UPDATE | By Harriet Miers, Legislative Committee Chair & Dick Tate, TATJF Chair
Thanks to the support of our state’s leadership and our Legislature, thousands more low-income Texans will get the legal help they need and deserve through civil legal aid funding. For those Texans served, access to the justice system in our state will be a reality.
Legislators approved nearly all of the Texas Supreme Court’s legal aid funding requests, and, as to funding to help victims of sexual assault and human trafficking, they even exceeded expectations.
Those of us at the Texas Access to Justice Commission and the Texas Access to Justice Foundation know that this success never would have been possible without the Supreme Court’s advocacy and the vocal support of the legal aid community and the many judges and attorneys who helped along the way.
The Legislature agreed to provide $17.56 million for basic civil legal needs funding over the next two years to help the millions of Texans who qualify for civil legal aid but are not receiving it.
In addition, the Legislature responded to the Texas Supreme Court’s requests for additional funding to provide more legal aid resources to help qualifying veterans and victims of sexual assault and human trafficking by granting:
- $3 million for direct legal assistance to veterans and their families, and
- $10 million of legal aid for victims of sexual assault and human trafficking
The Court had originally asked for $5 million in funding for victims of sexual assault and human trafficking, but Texas legislators felt it was such an important and dire need that they doubled the requested amount. These funds will be obtained through a tax levied on certain types of sexually-oriented businesses.
In 2013, the 83rd Legislature increased the amount of legal aid money that could potentially be received from violations of the Deceptive Trade Practices Act from $10 million to $50 million. They also named the legislation the Chief Justice Jack Pope Act in honor of the 100th birthday of the former Chief Justice, who remains a passionate advocate for legal aid to the poor.
This year, Chair Senfronia Thompson filed a bill that expanded the act by including money received for other civil penalties not directed elsewhere by law or Court order, including civil penalties and other payments obtained in actions for all violations of the Texas Business and Commerce Code, including violations of the Health and Safety Code and environmental and whistleblower statutes. A companion Senate Bill was filed by Senator Charles Perry.
Last year, the Pope Act brought in $6.2 million that was distributed by the Texas Access to Justice Foundation to legal aid organizations across the state. With the passage of the Chief Justice Jack Pope Act expansion, we hope to see a significant increase in funds collected and distributed across the state increasing available legal aid to the poor.

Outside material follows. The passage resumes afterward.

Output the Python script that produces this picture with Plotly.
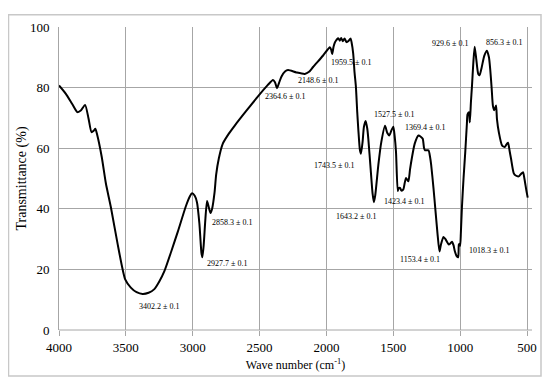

All of these developments, as well as others about which you will be hearing, are great news for Texas, low-income Texans, and legal aid organizations across the state who struggle day in and day out to meet the needs presented to them.
As evidenced by increased support for legal aid to the poor, Texas legislators understand that our great state will be made even greater by helping low-income Texans have access to attorneys they otherwise cannot afford, who, for example, keep them in their homes, or with their children, or with their health care provider.
We thank them for their support, and look forward to the brighter future their hard work has helped make possible.
Harriet Miers is a commissioner of the Texas Access to Justice Commission and a partner at Locke Lord LLP with offices in Dallas, Austin, and Washington, D.C. She served in the administration of President George W. Bush from 2001 to2007 as staff secretary, deputy chief of staff, and counsel to the president. She was the first female president of the Dallas Bar Association and of the State Bar of Texas. She received the Sandra Day O’Connor award from the Texas Center for Legal Ethics and Professionalism and the Robert G. Storey Award for Distinguished Achievement from the SMU Dedman School of Law.
Dick Tate is the chair of the Texas Access to Justice Foundation and a partner at Tate Moerer & King LLP. He has worked as an attorney since graduating in 1979 from the Bates College of Law at the University of Houston. He served as the director of the Texas Access to Justice Foundation for six years before his nomination as chair in 1999. He holds a master’s degree from the LBJ School of Public Affairs and is a member of the Texas Access to Justice Commission.